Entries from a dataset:
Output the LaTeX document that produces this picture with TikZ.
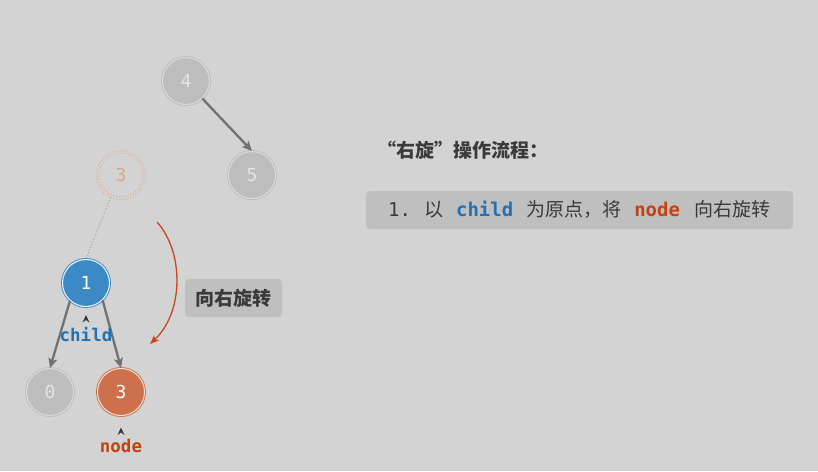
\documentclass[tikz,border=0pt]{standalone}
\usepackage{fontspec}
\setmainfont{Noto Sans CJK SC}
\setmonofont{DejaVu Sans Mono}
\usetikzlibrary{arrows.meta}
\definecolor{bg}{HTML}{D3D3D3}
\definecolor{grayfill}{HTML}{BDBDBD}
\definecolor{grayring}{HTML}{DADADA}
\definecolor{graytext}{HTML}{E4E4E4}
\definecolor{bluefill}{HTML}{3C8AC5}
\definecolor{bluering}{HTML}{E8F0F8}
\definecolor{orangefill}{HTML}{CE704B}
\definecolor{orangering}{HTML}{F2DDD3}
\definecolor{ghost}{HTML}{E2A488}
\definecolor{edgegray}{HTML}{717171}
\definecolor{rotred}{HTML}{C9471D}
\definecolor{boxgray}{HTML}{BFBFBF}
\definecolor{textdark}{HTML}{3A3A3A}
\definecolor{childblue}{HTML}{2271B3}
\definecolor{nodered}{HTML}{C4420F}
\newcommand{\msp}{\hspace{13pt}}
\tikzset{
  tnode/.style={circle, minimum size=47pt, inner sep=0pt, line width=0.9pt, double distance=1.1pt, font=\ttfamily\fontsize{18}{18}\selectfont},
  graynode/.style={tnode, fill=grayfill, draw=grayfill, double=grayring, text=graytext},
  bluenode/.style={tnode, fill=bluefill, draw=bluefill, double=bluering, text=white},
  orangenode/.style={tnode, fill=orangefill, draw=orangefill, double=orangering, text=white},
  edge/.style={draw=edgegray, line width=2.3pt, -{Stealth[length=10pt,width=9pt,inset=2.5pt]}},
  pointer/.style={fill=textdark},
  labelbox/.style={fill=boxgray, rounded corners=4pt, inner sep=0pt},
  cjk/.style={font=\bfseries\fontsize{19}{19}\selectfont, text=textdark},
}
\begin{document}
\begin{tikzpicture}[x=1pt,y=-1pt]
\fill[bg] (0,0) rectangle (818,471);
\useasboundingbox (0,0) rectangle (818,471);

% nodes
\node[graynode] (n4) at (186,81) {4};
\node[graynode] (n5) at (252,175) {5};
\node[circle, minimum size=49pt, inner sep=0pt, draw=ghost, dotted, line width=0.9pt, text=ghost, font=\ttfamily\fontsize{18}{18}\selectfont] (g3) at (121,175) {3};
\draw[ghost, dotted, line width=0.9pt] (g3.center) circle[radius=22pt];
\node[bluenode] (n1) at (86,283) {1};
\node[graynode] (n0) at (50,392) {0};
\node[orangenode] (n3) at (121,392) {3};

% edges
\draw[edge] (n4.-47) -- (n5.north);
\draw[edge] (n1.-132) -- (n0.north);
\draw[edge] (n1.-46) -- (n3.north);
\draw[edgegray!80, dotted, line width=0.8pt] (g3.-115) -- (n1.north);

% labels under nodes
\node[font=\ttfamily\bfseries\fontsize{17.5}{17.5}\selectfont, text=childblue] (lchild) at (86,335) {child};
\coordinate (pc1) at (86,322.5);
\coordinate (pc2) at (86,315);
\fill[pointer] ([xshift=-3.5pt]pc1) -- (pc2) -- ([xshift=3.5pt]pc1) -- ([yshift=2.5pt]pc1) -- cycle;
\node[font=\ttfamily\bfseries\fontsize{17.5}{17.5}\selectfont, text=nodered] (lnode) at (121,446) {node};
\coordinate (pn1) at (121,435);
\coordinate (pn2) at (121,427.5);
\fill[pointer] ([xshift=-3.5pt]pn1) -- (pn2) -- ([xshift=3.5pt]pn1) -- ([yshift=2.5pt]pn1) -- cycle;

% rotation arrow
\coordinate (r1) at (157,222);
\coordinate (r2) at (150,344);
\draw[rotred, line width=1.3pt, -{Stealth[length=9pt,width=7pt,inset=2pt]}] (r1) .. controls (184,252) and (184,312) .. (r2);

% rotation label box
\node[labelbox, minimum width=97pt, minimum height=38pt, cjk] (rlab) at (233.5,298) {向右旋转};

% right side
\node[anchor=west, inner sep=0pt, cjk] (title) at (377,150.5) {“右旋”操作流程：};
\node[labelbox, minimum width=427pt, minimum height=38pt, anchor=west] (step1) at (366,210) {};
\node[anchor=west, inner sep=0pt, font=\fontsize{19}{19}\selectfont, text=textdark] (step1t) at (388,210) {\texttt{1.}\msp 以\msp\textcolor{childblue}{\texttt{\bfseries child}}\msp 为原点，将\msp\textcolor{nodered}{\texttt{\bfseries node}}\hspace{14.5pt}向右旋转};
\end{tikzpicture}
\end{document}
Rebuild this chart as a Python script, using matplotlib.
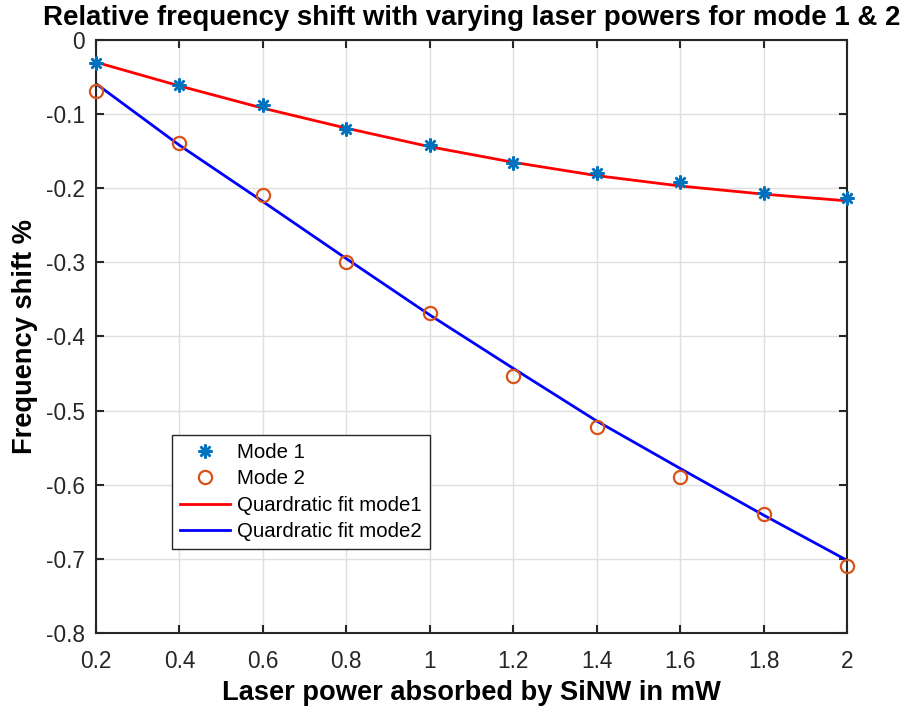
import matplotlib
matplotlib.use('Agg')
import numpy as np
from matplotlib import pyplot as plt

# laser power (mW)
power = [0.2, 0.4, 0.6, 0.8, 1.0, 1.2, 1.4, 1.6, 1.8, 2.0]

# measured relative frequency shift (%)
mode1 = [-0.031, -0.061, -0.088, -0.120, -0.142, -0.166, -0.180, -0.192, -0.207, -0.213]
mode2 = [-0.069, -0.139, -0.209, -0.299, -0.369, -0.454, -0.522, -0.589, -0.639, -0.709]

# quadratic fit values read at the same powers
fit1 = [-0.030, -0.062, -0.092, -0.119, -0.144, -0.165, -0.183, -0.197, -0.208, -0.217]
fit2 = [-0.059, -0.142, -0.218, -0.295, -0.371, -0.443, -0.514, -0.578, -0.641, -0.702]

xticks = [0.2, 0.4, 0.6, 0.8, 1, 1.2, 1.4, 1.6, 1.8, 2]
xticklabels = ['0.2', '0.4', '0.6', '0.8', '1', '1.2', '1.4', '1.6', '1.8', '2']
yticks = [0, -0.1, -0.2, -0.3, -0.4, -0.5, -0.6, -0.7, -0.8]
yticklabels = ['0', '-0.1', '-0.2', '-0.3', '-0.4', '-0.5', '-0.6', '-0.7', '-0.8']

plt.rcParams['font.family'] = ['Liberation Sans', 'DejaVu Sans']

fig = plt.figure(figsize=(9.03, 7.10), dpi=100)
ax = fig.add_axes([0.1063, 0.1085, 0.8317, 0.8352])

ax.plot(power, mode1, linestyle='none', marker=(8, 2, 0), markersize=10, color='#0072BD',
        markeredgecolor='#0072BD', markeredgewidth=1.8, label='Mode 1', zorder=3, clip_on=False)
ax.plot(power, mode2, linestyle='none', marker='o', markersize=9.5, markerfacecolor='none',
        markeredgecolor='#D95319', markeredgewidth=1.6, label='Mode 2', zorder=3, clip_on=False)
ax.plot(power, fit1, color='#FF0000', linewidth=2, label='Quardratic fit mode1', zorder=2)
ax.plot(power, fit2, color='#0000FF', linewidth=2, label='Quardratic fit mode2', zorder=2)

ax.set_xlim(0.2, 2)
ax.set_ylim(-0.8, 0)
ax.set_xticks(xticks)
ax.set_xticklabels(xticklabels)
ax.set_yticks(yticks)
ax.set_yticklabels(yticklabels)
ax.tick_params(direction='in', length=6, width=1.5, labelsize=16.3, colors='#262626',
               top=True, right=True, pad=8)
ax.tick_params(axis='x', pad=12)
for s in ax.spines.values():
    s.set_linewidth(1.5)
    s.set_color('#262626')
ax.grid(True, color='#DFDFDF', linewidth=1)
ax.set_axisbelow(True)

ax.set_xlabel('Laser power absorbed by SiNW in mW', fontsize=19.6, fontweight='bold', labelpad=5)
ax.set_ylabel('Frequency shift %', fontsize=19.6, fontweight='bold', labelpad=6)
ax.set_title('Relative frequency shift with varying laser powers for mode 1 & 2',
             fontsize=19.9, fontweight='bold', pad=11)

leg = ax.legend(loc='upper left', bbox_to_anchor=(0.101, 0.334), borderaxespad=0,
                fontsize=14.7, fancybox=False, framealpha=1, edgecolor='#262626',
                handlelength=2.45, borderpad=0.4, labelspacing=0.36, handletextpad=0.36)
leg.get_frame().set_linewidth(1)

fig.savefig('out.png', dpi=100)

What this task involves →
Begin with the line where "Rebuild this chart" appears and end with the line where "ax = fig.add_axes([0.1063, 0.1085, 0.8317, 0.8352])" appears. Copy only that stretch, exactly, with no pictures.

Exercise answer →
Rebuild this chart as a Python script, using matplotlib.
import matplotlib
matplotlib.use('Agg')
import numpy as np
from matplotlib import pyplot as plt

# laser power (mW)
power = [0.2, 0.4, 0.6, 0.8, 1.0, 1.2, 1.4, 1.6, 1.8, 2.0]

# measured relative frequency shift (%)
mode1 = [-0.031, -0.061, -0.088, -0.120, -0.142, -0.166, -0.180, -0.192, -0.207, -0.213]
mode2 = [-0.069, -0.139, -0.209, -0.299, -0.369, -0.454, -0.522, -0.589, -0.639, -0.709]

# quadratic fit values read at the same powers
fit1 = [-0.030, -0.062, -0.092, -0.119, -0.144, -0.165, -0.183, -0.197, -0.208, -0.217]
fit2 = [-0.059, -0.142, -0.218, -0.295, -0.371, -0.443, -0.514, -0.578, -0.641, -0.702]

xticks = [0.2, 0.4, 0.6, 0.8, 1, 1.2, 1.4, 1.6, 1.8, 2]
xticklabels = ['0.2', '0.4', '0.6', '0.8', '1', '1.2', '1.4', '1.6', '1.8', '2']
yticks = [0, -0.1, -0.2, -0.3, -0.4, -0.5, -0.6, -0.7, -0.8]
yticklabels = ['0', '-0.1', '-0.2', '-0.3', '-0.4', '-0.5', '-0.6', '-0.7', '-0.8']

plt.rcParams['font.family'] = ['Liberation Sans', 'DejaVu Sans']

fig = plt.figure(figsize=(9.03, 7.10), dpi=100)
ax = fig.add_axes([0.1063, 0.1085, 0.8317, 0.8352])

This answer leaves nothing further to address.